17th February 2023, 17:48
@jerejj – If the car is registered to you, you automatically get the fine. On the slip, you can either pay it or you can argue why you shouldn’t be fined – for example, if someone else was driving.
If you say someone else was driving, then you’ll be expected to say who you allowed to drive your car on that day. Driving someone else’s car without their permission is considered theft of a vehicle so if you don’t know who was driving your car then a bigger crime than speeding has been committed.
I assume this was pointed out to him and he suddenly remembered it was actually him in the driving seat.
17th February 2023, 20:21
@petebaldwin They don’t know who was driving as he wouldn’t say, which is why he was fined for not revealing who was driving.
The speed the driver was going generally means an automatic ban which, under the new rules for UK registered racing drivers, also means the loss of the race license as well.

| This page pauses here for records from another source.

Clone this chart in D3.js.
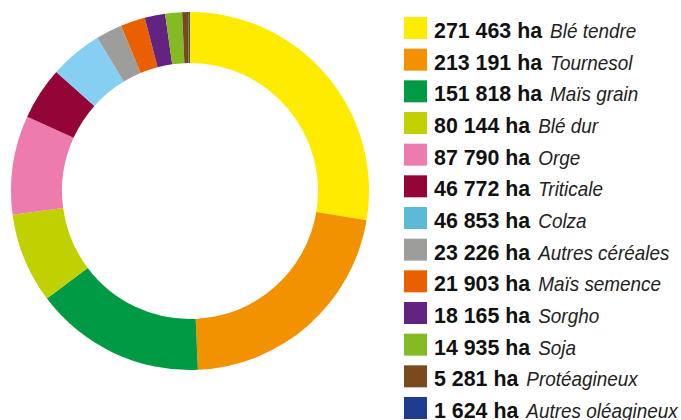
<!DOCTYPE html>
<html>
<head>
<meta charset="utf-8">
<script src="https://d3js.org/d3.v7.min.js"></script>
<style>
  body { margin: 0; background: #fff; }
  svg text { font-family: "Liberation Sans", Arial, sans-serif; }
</style>
</head>
<body>
<div id="chart"></div>
<script>
// surfaces par culture (ha)
var cultures = ["Blé tendre", "Tournesol", "Maïs grain", "Blé dur", "Orge", "Triticale", "Colza",
                "Autres céréales", "Maïs semence", "Sorgho", "Soja", "Protéagineux", "Autres oléagineux"];
var surfaces = [271463, 213191, 151818, 80144, 87790, 46772, 46853, 23226, 21903, 18165, 14935, 5281, 1624];
var couleurs = ["#ffeb00", "#f39200", "#009a44", "#c1d000", "#ee7bad", "#930537", "#5bbad5",
                "#9d9d9c", "#ea6000", "#632380", "#84bb25", "#7a4a1f", "#1d3c8f"];
var couleursAnneau = couleurs.slice();
couleursAnneau[6] = "#86cff2";
couleursAnneau[12] = "#4f5563";

var width = 681, height = 420;

var svg = d3.select("#chart")
  .append("svg")
    .attr("width", width)
    .attr("height", height);

var data = cultures.map(function(c, i) { return {nom: c, val: surfaces[i], i: i}; });

var pie = d3.pie()
  .sort(null)
  .value(function(d) { return d.val; });

var arc = d3.arc()
  .innerRadius(128)
  .outerRadius(179);

var g = svg.append("g")
  .attr("transform", "translate(190,191)");

g.selectAll("path")
  .data(pie(data))
  .enter()
  .append("path")
    .attr("d", arc)
    .attr("fill", function(d) { return couleursAnneau[d.data.i]; });

// légende
var fmt = function(v) { return d3.format(",")(v).replace(/,/g, " "); };

var y = d3.scaleLinear()
  .domain([0, cultures.length - 1])
  .range([17, 397]);

var leg = svg.selectAll(".leg")
  .data(data)
  .enter()
  .append("g")
    .attr("class", "leg")
    .attr("transform", function(d) { return "translate(404," + y(d.i) + ")"; });

leg.append("rect")
  .attr("width", 23)
  .attr("height", 22)
  .attr("fill", function(d) { return couleurs[d.i]; });

var sx = 0.93;
leg.append("text")
  .attr("transform", "translate(30,21) scale(" + sx + ",1)")
  .style("font-size", "23px")
  .style("font-weight", "bold")
  .attr("fill", "#111")
  .text(function(d) { return fmt(d.val) + " ha"; });

leg.each(function(d) {
  var w = d3.select(this).select("text").node().getComputedTextLength() * sx;
  d3.select(this).append("text")
    .attr("transform", "translate(" + (30 + w + 8) + ",21) scale(0.9,1)")
    .style("font-size", "21px")
    .style("font-style", "italic")
    .attr("fill", "#222")
    .text(d.nom);
});
</script>
</body>
</html>
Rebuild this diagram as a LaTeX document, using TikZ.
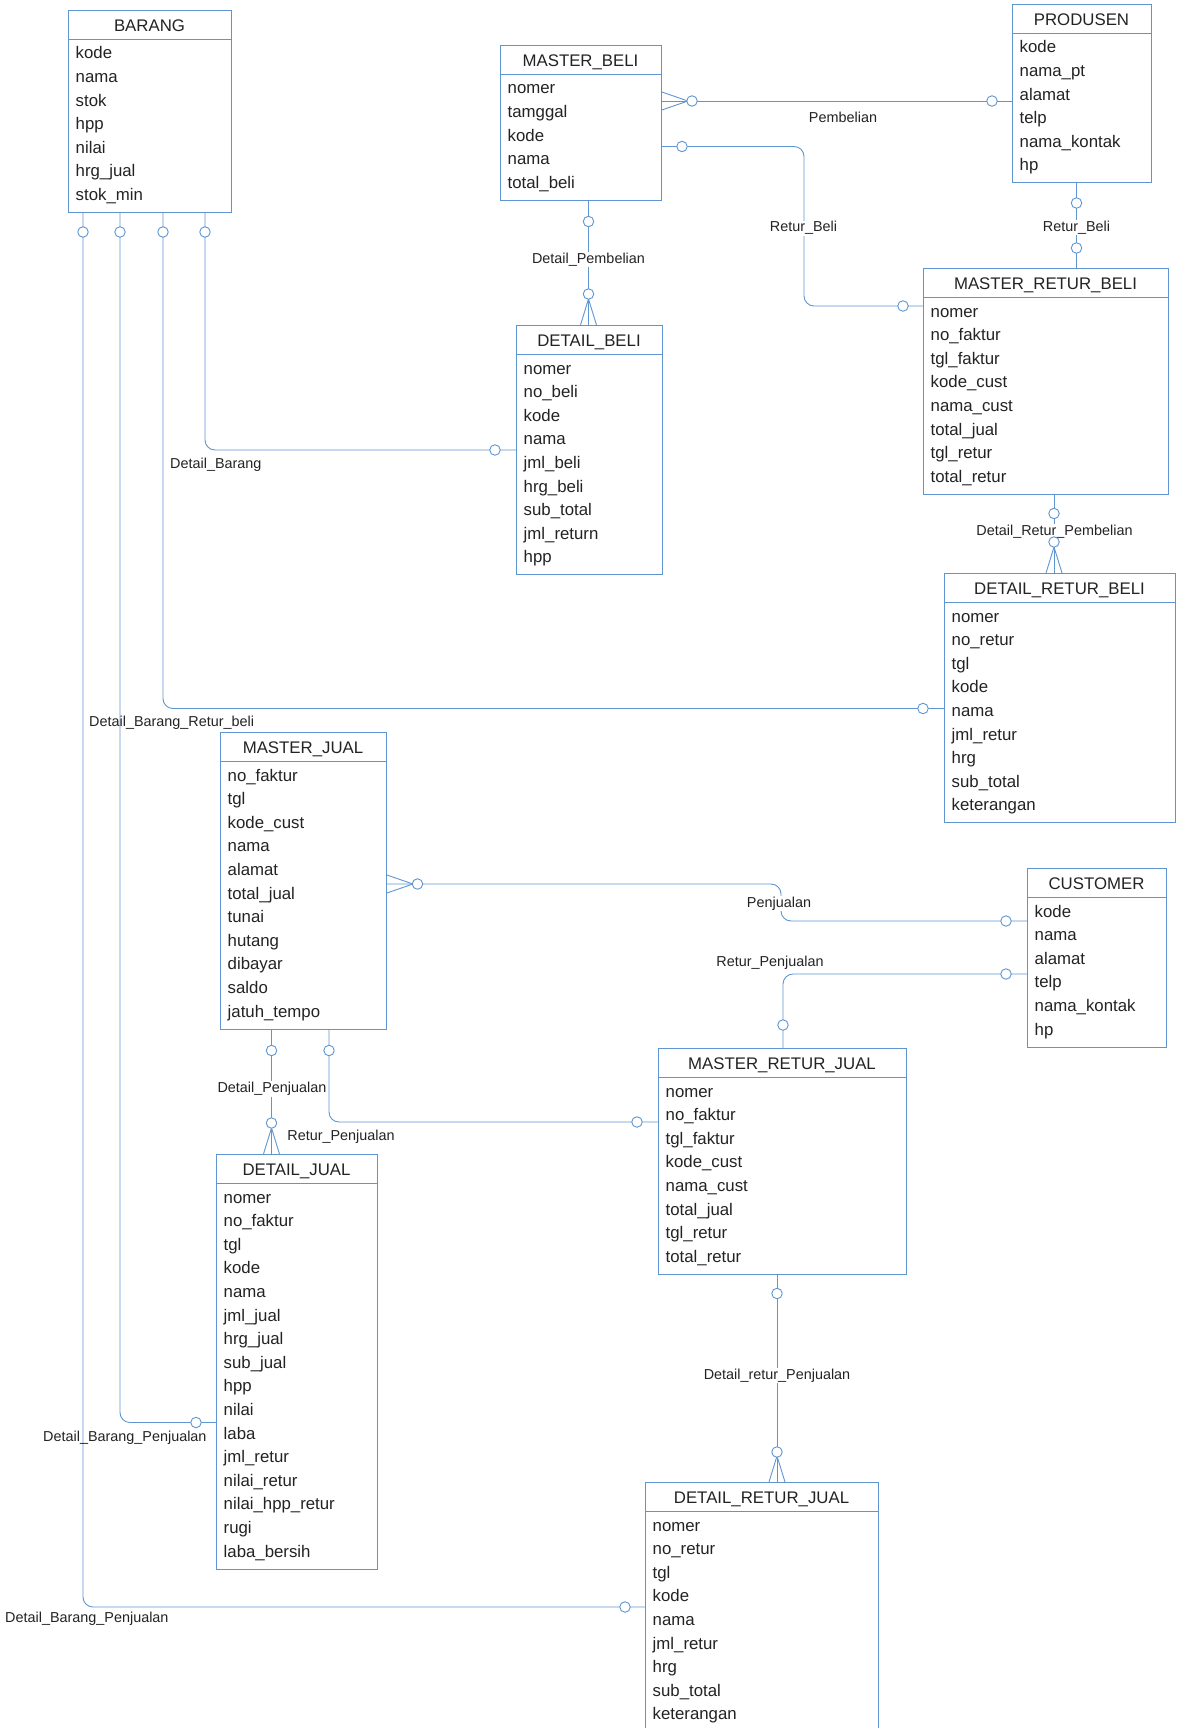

It’s daft state of affairs that the police withdrew the speeding offence as he wouldn’t say who was driving.
18th February 2023, 16:33
Alianora La Canta (@alianora-la-canta)
19th February 2023, 21:56
@jerejj At the speed Dan was driving, the police have the option (but not the obligation) to ask for immediate disqualification. It is possible that some form of mitigation was successfully argued to get the penalty down to where it is (the court has significant scope for this where it believes it to be warranted, and it can be granted on several grounds – including loss of ability to work – since the court is free to assume the defendent was driving for the purposes of determining mitigation).
17th February 2023, 18:14
Does any other country force its citizens, by law to incriminate others?
18th February 2023, 9:43
Yes, of course. What do you think calling a witness constitutes?
Alianora La Canta (@alianora-la-canta)
19th February 2023, 21:58
As far as I know, every country that assumes owner-by-default and has the possibility of someone other than the owner getting a penalty (regardless of what grounds the country allows for that possibility) has a similar law regarding failure to identify who should in fact receive a penalty.